* SHORT EXERCISE *
Copy all lines holding the word "with" from the entries.

* ITEMS *
• • •

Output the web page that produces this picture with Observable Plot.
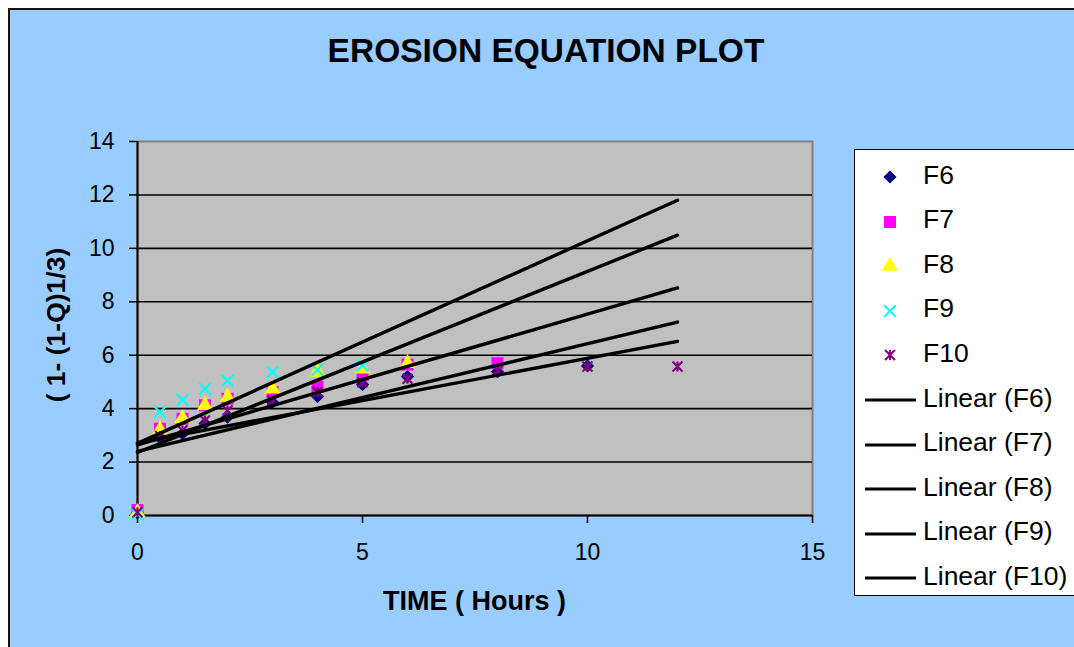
<!DOCTYPE html>
<html>
<head>
<meta charset="utf-8">
<script src="https://cdn.jsdelivr.net/npm/d3@7"></script>
<script src="https://cdn.jsdelivr.net/npm/@observablehq/plot@0.6"></script>
<style>
  body { margin: 0; background: #ffffff; font-family: "Liberation Sans", Arial, sans-serif; }
  #chart { position: relative; width: 1074px; height: 647px; overflow: hidden; }
  #bg { position: absolute; left: 8px; top: 8px; width: 1100px; height: 700px; background: #99CCFF; border: 2px solid #111; box-sizing: border-box; }
  #title { position: absolute; left: 0; width: 1092px; top: 34px; text-align: center; font-weight: bold; font-size: 33.5px; line-height: 1; color: #000; }
  #xtitle { position: absolute; left: 137px; width: 675px; top: 588px; text-align: center; font-weight: bold; font-size: 27px; line-height: 1; }
  #ytitle { position: absolute; left: -94px; width: 300px; top: 312px; text-align: center; font-weight: bold; font-size: 26.5px; line-height: 1; transform: rotate(-90deg); transform-origin: 150px 13px; }
  #plot { position: absolute; left: 0; top: 0; }
  #legend { position: absolute; left: 854px; top: 149px; width: 260px; height: 447px; background: #fff; border: 1.5px solid #000; box-sizing: border-box; }
  .item { position: absolute; left: 0; height: 30px; }
  .lab { position: absolute; left: 68px; font-size: 26.5px; line-height: 1; white-space: nowrap; color: #000; }
  .sym { position: absolute; left: 0; top: 0; }
</style>
</head>
<body>
<div id="chart">
  <div id="bg"></div>
  <div id="title">EROSION EQUATION PLOT</div>
  <div id="plot"></div>
  <div id="ytitle">( 1- (1-Q)1/3)</div>
  <div id="xtitle">TIME ( Hours )</div>
  <div id="legend"></div>
</div>
<script>
// ---- data ----
const times = [0, 0.5, 1, 1.5, 2, 3, 4, 5, 6, 8, 10, 12];
const seriesNames = ["F6", "F7", "F8", "F9", "F10"];
const f6  = [0.10, 2.90, 3.06, 3.44, 3.68, 4.24, 4.45, 4.90, 5.20, 5.38, 5.60, null];
const f7  = [0.20, 3.25, 3.62, 4.12, 4.37, 4.62, 4.82, 5.24, 5.65, 5.70, null, null];
const f8  = [0.12, 3.21, 3.64, 4.12, 4.43, 4.74, 5.37, 5.49, 5.70, null, null, null];
const f9  = [0.05, 3.87, 4.33, 4.74, 5.05, 5.37, 5.45, 5.62, null, null, null, null];
const f10 = [0.12, 2.98, 3.18, 3.56, 3.93, 4.31, 4.62, 4.99, 5.12, 5.43, 5.58, 5.58];
const xTicks = [0, 5, 10, 15];
const yTicks = [0, 2, 4, 6, 8, 10, 12, 14];

// Excel-style "star" marker: an x with a vertical bar
const starSymbol = {
  draw(context, size) {
    const r = Math.sqrt(size) * 0.5;
    context.moveTo(-r, -r); context.lineTo(r, r);
    context.moveTo(-r, r); context.lineTo(r, -r);
    context.moveTo(0, -r); context.lineTo(0, r);
  }
};

// ---- styles ----
const seriesValues = [f6, f7, f8, f9, f10];
const styles = {
  F6:  {symbol: d3.symbolDiamond2, fill: "#000080", stroke: "none", r: 5.9},
  F7:  {symbol: d3.symbolSquare,   fill: "#FF00FF", stroke: "none", r: 6.8},
  F8:  {symbol: d3.symbolTriangle, fill: "#FFFF00", stroke: "none", r: 6.0},
  F9:  {symbol: d3.symbolTimes,    fill: "none", stroke: "#00FFFF", r: 5.4},
  F10: {symbol: starSymbol,        fill: "none", stroke: "#800080", r: 5.6}
};

const rows = [];
seriesNames.forEach((s, i) => {
  times.forEach((t, j) => {
    const v = seriesValues[i][j];
    if (v != null) rows.push({series: s, t, v});
  });
});

// least-squares trend lines (Excel "Linear" trendline), drawn over the time range
const tMax = d3.max(times);
const trends = [];
seriesNames.forEach(s => {
  const pts = rows.filter(d => d.series === s);
  const mt = d3.mean(pts, d => d.t), mv = d3.mean(pts, d => d.v);
  const sxy = d3.sum(pts, d => (d.t - mt) * (d.v - mv));
  const sxx = d3.sum(pts, d => (d.t - mt) ** 2);
  const m = sxy / sxx, b = mv - m * mt;
  trends.push({series: s, t: 0, v: b});
  trends.push({series: s, t: tMax, v: b + m * tMax});
});

const marks = [
  Plot.frame({fill: "#C0C0C0", stroke: "#808080", strokeWidth: 2}),
  Plot.ruleY(yTicks.filter(v => v > 0 && v < d3.max(yTicks)), {stroke: "#000", strokeWidth: 1.6}),
  Plot.ruleX([0], {stroke: "#000", strokeWidth: 2}),
  Plot.ruleY([0], {stroke: "#000", strokeWidth: 2}),
  Plot.axisX({ticks: xTicks, tickSize: 8, tickPadding: 20, label: null, stroke: "#000", strokeWidth: 1.5}),
  Plot.axisY({ticks: yTicks, tickSize: 8, tickPadding: 15, label: null, stroke: "#000", strokeWidth: 1.5})
];
seriesNames.forEach(s => {
  const st = styles[s];
  marks.push(Plot.dot(rows.filter(d => d.series === s), {
    x: "t", y: "v", symbol: st.symbol, r: st.r,
    fill: st.fill, stroke: st.stroke, strokeWidth: st.stroke === "none" ? 0 : 2.1
  }));
});
marks.push(Plot.line(trends, {x: "t", y: "v", z: "series", stroke: "#000", strokeWidth: 3.4}));

const chart = Plot.plot({
  width: 1074,
  height: 647,
  marginLeft: 137,
  marginRight: 262,
  marginTop: 141,
  marginBottom: 132,
  x: {domain: [0, 15], axis: null},
  y: {domain: [0, 14], axis: null},
  style: {background: "transparent", fontFamily: "'Liberation Sans', Arial, sans-serif", fontSize: "23px", color: "#000", overflow: "visible"},
  marks
});
document.getElementById("plot").appendChild(chart);

// ---- legend ----
const legend = document.getElementById("legend");
const rowTop = 176 - 149, rowStep = 44.6;
const entries = [
  ...seriesNames.map(s => ({kind: "dot", s, text: s})),
  ...seriesNames.map(s => ({kind: "line", s, text: `Linear (${s})`}))
];
entries.forEach((e, i) => {
  const cy = rowTop + i * rowStep;
  const item = document.createElement("div");
  item.className = "item";
  item.style.top = (cy - 15) + "px";
  item.style.width = "240px";
  const svg = d3.create("svg").attr("class", "sym").attr("width", 64).attr("height", 30);
  if (e.kind === "dot") {
    const st = styles[e.s];
    svg.append("path")
      .attr("transform", "translate(35,15)")
      .attr("d", d3.symbol(st.symbol, st.r * st.r * Math.PI)())
      .attr("fill", st.fill)
      .attr("stroke", st.stroke)
      .attr("stroke-width", st.stroke === "none" ? 0 : 2.1);
  } else {
    svg.append("line").attr("x1", 10).attr("x2", 61).attr("y1", 15).attr("y2", 15)
      .attr("stroke", "#000").attr("stroke-width", 3.2);
  }
  item.appendChild(svg.node());
  const lab = document.createElement("div");
  lab.className = "lab";
  lab.textContent = e.text;
  lab.style.top = (15 + 7 - 22.4) + "px";
  item.appendChild(lab);
  legend.appendChild(item);
});
</script>
</body>
</html>
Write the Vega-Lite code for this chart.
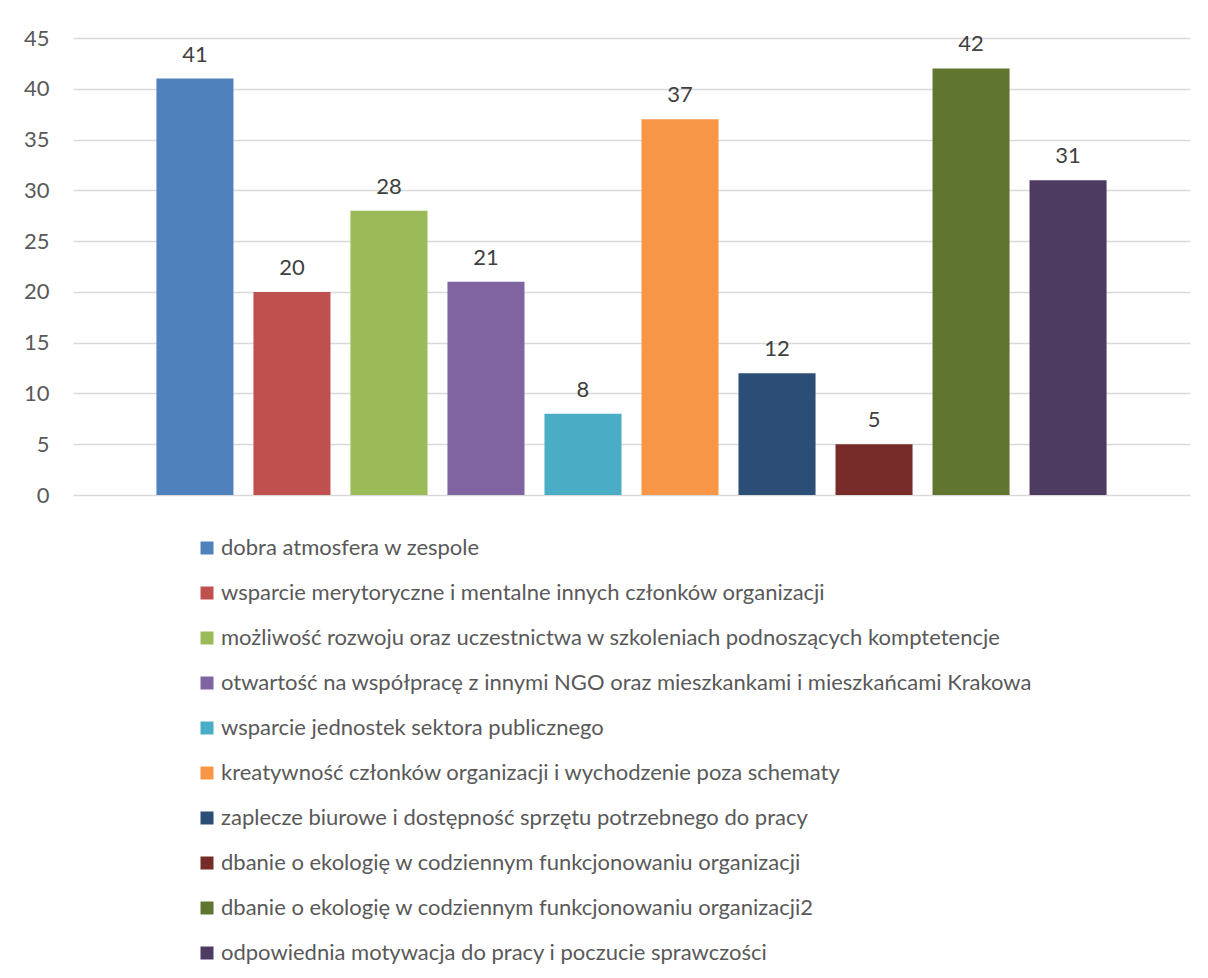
{
  "$schema": "https://vega.github.io/schema/vega-lite/v6.json",
  "autosize": {"type": "none"},
  "width": 1117,
  "height": 457,
  "padding": {"left": 73, "top": 38, "right": 18, "bottom": 483},
  "background": "white",
  "data": {
    "values": [
      {"name": "dobra atmosfera w zespole", "value": 41},
      {"name": "wsparcie merytoryczne i mentalne innych członków organizacji", "value": 20},
      {"name": "możliwość rozwoju oraz uczestnictwa w szkoleniach podnoszących komptetencje", "value": 28},
      {"name": "otwartość na współpracę z innymi NGO oraz mieszkankami i mieszkańcami Krakowa", "value": 21},
      {"name": "wsparcie jednostek sektora publicznego", "value": 8},
      {"name": "kreatywność członków organizacji i wychodzenie poza schematy", "value": 37},
      {"name": "zaplecze biurowe i dostępność sprzętu potrzebnego do pracy", "value": 12},
      {"name": "dbanie o ekologię w codziennym funkcjonowaniu organizacji", "value": 5},
      {"name": "dbanie o ekologię w codziennym funkcjonowaniu organizacji2", "value": 42},
      {"name": "odpowiednia motywacja do pracy i poczucie sprawczości", "value": 31}
    ]
  },
  "encoding": {
    "x": {
      "field": "name",
      "type": "nominal",
      "sort": null,
      "scale": {"paddingInner": 0.206, "paddingOuter": 0.86},
      "axis": null
    },
    "y": {
      "field": "value",
      "type": "quantitative",
      "scale": {"domain": [0, 45], "nice": false},
      "axis": {
        "title": null,
        "values": [0, 5, 10, 15, 20, 25, 30, 35, 40, 45],
        "domain": false,
        "ticks": false,
        "grid": true,
        "gridColor": "#d9d9d9",
        "gridWidth": 1.5,
        "labelFont": "Lato",
        "labelFontSize": 22,
        "labelColor": "#595959",
        "labelPadding": 24
      }
    }
  },
  "layer": [
    {
      "mark": {"type": "bar"},
      "encoding": {
        "color": {
          "field": "name",
          "type": "nominal",
          "sort": null,
          "scale": {
            "domain": [
              "dobra atmosfera w zespole",
              "wsparcie merytoryczne i mentalne innych członków organizacji",
              "możliwość rozwoju oraz uczestnictwa w szkoleniach podnoszących komptetencje",
              "otwartość na współpracę z innymi NGO oraz mieszkankami i mieszkańcami Krakowa",
              "wsparcie jednostek sektora publicznego",
              "kreatywność członków organizacji i wychodzenie poza schematy",
              "zaplecze biurowe i dostępność sprzętu potrzebnego do pracy",
              "dbanie o ekologię w codziennym funkcjonowaniu organizacji",
              "dbanie o ekologię w codziennym funkcjonowaniu organizacji2",
              "odpowiednia motywacja do pracy i poczucie sprawczości"
            ],
            "range": ["#4F81BD", "#C0504D", "#9BBB59", "#8064A2", "#4BACC6", "#F79646", "#2C4D75", "#772C2A", "#5F7530", "#4D3B62"]
          },
          "legend": {
            "title": null,
            "orient": "none",
            "legendX": 123,
            "legendY": 499,
            "direction": "vertical",
            "padding": 0,
            "symbolType": "square",
            "symbolSize": 169,
            "symbolStrokeWidth": 0,
            "symbolOpacity": 1,
            "labelFont": "Lato",
            "labelFontSize": 22,
            "labelColor": "#595959",
            "labelOffset": 3,
            "labelLimit": 1000,
            "rowPadding": 23
          }
        }
      }
    },
    {
      "mark": {"type": "text", "baseline": "alphabetic", "dy": -17, "font": "Lato", "fontSize": 22, "color": "#404040"},
      "encoding": {"text": {"field": "value", "type": "quantitative"}}
    }
  ],
  "config": {"view": {"stroke": null}}
}
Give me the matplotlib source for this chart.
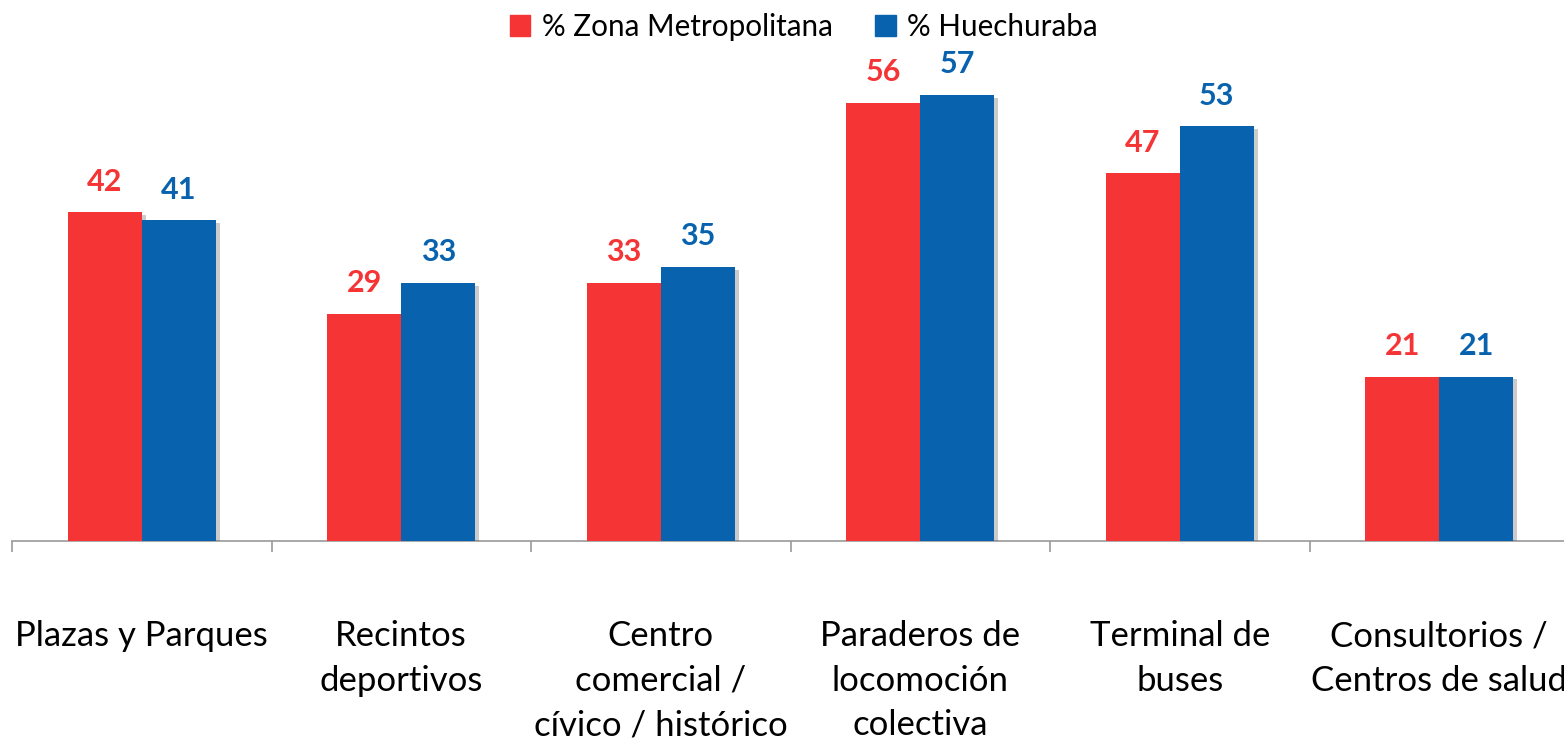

• • •

* OUTPUT BELOW *
Output the web page that produces this picture with Observable Plot.
// Excel-style "star" marker: an x with a vertical bar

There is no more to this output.